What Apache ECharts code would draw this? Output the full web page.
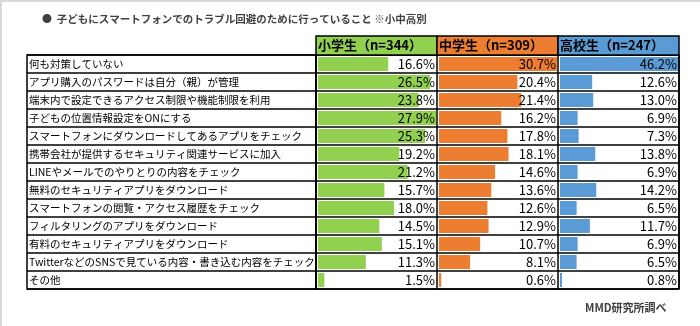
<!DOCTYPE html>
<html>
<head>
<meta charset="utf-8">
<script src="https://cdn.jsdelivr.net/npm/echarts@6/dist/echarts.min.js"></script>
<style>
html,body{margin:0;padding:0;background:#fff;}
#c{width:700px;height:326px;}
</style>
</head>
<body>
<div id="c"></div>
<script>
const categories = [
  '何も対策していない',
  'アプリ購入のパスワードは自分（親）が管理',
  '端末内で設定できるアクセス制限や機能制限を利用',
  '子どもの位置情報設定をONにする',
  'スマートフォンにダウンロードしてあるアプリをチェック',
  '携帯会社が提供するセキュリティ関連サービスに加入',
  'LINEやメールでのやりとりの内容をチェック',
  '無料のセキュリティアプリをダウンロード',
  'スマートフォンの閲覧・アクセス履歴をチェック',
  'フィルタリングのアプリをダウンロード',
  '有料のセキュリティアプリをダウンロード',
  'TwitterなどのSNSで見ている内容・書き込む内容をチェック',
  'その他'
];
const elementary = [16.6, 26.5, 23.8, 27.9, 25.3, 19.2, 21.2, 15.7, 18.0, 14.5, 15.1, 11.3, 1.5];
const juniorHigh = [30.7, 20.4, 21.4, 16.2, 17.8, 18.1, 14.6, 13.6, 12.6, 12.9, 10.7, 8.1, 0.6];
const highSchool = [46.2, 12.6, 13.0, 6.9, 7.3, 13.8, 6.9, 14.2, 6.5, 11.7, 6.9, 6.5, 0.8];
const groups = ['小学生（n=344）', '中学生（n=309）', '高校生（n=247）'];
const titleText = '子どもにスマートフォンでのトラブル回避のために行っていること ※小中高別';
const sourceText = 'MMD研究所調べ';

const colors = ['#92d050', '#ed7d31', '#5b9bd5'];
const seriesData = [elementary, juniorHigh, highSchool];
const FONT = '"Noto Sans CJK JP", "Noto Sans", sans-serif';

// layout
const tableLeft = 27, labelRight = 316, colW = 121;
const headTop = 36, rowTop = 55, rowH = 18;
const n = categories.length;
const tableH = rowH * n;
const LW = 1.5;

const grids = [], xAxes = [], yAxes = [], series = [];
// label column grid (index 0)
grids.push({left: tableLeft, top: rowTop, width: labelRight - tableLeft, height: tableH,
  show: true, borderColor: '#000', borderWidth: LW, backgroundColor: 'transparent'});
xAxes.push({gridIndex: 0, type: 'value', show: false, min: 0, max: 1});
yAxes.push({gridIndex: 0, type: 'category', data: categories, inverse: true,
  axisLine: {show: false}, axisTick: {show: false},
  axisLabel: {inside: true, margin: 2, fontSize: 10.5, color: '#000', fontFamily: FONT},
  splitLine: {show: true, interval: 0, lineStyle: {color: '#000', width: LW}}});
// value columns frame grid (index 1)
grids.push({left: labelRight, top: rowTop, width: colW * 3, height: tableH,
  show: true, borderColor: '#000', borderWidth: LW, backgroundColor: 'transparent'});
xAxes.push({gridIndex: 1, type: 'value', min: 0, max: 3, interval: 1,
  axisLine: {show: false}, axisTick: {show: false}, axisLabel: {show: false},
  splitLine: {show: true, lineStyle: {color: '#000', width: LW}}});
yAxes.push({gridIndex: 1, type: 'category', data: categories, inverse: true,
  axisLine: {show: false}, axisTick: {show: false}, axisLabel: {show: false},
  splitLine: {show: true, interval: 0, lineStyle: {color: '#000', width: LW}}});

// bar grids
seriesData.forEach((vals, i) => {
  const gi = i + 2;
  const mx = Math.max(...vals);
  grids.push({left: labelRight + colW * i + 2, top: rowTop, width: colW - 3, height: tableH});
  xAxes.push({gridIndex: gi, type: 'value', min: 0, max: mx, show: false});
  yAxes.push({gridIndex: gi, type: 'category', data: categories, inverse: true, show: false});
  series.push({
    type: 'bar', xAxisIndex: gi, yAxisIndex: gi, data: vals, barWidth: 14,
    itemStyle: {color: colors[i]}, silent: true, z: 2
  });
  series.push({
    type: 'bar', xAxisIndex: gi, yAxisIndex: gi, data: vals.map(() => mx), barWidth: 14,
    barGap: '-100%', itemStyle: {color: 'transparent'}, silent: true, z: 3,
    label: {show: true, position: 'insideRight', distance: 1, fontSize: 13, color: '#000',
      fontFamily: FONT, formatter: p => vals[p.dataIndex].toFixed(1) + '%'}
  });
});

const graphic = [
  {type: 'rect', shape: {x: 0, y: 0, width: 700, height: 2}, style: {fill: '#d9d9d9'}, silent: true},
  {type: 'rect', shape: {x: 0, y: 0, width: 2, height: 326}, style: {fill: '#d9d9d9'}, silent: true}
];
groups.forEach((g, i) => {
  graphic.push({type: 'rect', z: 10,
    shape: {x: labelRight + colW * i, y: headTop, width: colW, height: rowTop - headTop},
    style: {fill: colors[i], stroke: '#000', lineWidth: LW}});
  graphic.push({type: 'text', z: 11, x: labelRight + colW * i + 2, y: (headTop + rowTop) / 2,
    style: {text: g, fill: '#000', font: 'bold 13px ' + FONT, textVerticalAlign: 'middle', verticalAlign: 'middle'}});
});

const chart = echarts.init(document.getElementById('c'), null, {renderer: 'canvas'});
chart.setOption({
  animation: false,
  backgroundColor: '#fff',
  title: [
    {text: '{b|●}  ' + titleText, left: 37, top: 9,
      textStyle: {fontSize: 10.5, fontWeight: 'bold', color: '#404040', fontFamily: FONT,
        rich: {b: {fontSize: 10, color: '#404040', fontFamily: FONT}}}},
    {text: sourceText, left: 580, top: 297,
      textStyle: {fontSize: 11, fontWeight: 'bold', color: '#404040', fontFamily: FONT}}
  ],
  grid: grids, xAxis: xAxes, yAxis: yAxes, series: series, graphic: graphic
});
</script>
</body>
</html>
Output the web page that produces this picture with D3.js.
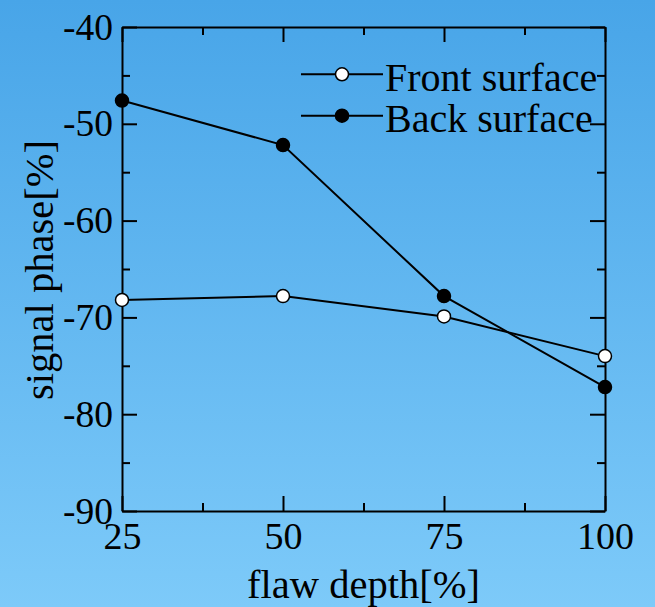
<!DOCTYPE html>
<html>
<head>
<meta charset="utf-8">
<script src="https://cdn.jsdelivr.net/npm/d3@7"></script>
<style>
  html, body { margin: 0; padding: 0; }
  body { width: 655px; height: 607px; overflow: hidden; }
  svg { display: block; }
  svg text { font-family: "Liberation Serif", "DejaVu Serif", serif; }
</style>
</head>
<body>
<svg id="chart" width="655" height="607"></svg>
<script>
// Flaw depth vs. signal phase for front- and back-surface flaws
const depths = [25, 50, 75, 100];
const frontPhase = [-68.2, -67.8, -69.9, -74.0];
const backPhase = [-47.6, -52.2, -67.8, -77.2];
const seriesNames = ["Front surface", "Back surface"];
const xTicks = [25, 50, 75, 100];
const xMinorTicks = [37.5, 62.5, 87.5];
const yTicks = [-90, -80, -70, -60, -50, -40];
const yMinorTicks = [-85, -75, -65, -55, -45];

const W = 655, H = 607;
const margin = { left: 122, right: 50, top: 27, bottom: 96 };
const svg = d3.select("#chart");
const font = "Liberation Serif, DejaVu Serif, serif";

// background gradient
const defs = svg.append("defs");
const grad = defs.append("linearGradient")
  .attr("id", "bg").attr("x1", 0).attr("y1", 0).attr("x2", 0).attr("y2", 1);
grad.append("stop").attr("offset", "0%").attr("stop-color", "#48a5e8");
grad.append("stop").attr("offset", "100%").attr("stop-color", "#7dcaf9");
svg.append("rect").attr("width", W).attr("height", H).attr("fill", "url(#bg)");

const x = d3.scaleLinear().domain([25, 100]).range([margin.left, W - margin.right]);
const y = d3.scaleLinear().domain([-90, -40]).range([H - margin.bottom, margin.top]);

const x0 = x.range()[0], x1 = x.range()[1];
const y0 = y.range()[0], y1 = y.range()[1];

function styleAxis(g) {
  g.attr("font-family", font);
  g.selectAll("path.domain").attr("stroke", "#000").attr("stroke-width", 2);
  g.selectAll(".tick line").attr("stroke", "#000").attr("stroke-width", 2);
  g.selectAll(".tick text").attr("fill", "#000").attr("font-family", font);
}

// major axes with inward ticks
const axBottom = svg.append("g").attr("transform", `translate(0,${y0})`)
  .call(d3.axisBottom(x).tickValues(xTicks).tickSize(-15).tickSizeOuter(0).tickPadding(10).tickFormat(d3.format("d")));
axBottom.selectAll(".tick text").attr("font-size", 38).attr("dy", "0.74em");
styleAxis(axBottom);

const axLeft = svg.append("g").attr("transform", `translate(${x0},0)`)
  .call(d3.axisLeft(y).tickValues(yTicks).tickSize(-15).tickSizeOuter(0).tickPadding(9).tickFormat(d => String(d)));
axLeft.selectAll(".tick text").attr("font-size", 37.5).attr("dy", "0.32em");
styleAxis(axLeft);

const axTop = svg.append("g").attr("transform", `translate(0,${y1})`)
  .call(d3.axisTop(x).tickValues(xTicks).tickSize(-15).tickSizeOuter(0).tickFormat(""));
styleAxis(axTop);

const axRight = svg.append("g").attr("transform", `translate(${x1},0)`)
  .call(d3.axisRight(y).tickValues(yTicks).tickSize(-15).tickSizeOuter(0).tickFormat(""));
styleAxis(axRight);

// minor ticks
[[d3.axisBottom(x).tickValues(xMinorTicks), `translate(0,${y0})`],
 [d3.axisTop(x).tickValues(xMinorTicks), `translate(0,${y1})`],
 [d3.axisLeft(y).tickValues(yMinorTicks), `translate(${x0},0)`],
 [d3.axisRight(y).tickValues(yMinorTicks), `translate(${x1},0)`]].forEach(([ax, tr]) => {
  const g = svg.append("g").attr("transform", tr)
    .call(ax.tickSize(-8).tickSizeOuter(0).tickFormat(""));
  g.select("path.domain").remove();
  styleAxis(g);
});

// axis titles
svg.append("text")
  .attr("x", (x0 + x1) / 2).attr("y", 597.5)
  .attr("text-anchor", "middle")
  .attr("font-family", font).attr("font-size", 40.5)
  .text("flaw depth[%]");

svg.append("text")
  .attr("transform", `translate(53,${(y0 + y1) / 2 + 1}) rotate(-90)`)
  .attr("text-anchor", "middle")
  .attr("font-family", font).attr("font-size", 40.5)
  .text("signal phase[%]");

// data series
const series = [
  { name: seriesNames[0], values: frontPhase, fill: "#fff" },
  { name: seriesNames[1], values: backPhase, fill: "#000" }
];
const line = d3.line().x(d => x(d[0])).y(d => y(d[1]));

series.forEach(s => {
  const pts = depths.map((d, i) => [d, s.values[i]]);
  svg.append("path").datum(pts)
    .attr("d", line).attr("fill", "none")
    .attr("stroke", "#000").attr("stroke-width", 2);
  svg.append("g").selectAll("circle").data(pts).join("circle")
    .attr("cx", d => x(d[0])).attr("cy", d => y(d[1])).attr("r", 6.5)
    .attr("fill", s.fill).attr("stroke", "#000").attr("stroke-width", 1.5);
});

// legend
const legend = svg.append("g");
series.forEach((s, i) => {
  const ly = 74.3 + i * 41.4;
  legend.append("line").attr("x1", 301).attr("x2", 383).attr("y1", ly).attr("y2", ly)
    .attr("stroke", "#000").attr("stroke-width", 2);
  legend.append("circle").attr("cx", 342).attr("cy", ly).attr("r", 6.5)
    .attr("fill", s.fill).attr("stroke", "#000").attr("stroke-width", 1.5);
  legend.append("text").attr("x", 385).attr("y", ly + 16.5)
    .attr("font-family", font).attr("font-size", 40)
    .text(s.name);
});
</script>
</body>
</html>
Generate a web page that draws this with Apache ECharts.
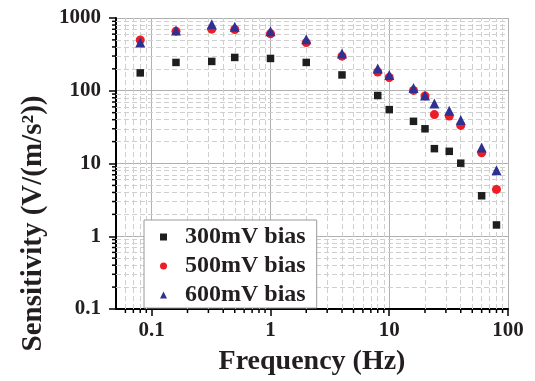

=====

To do »
Please return, exactly as written, the lines from the first line of the records above through the line containing "const LW = 1.5;", both included, leaving out any pictures.

Result for this exercise »
What Apache ECharts code would draw this? Output the full web page.
<!DOCTYPE html>
<html>
<head>
<meta charset="utf-8">
<script src="https://cdn.jsdelivr.net/npm/echarts@6/dist/echarts.min.js"></script>
<style>
html,body{margin:0;padding:0;background:#fff;}
#c{width:700px;height:326px;}
</style>
</head>
<body>
<div id="c"></div>
<script>
const categories = [
  '何も対策していない',
  'アプリ購入のパスワードは自分（親）が管理',
  '端末内で設定できるアクセス制限や機能制限を利用',
  '子どもの位置情報設定をONにする',
  'スマートフォンにダウンロードしてあるアプリをチェック',
  '携帯会社が提供するセキュリティ関連サービスに加入',
  'LINEやメールでのやりとりの内容をチェック',
  '無料のセキュリティアプリをダウンロード',
  'スマートフォンの閲覧・アクセス履歴をチェック',
  'フィルタリングのアプリをダウンロード',
  '有料のセキュリティアプリをダウンロード',
  'TwitterなどのSNSで見ている内容・書き込む内容をチェック',
  'その他'
];
const elementary = [16.6, 26.5, 23.8, 27.9, 25.3, 19.2, 21.2, 15.7, 18.0, 14.5, 15.1, 11.3, 1.5];
const juniorHigh = [30.7, 20.4, 21.4, 16.2, 17.8, 18.1, 14.6, 13.6, 12.6, 12.9, 10.7, 8.1, 0.6];
const highSchool = [46.2, 12.6, 13.0, 6.9, 7.3, 13.8, 6.9, 14.2, 6.5, 11.7, 6.9, 6.5, 0.8];
const groups = ['小学生（n=344）', '中学生（n=309）', '高校生（n=247）'];
const titleText = '子どもにスマートフォンでのトラブル回避のために行っていること ※小中高別';
const sourceText = 'MMD研究所調べ';

const colors = ['#92d050', '#ed7d31', '#5b9bd5'];
const seriesData = [elementary, juniorHigh, highSchool];
const FONT = '"Noto Sans CJK JP", "Noto Sans", sans-serif';

// layout
const tableLeft = 27, labelRight = 316, colW = 121;
const headTop = 36, rowTop = 55, rowH = 18;
const n = categories.length;
const tableH = rowH * n;
const LW = 1.5;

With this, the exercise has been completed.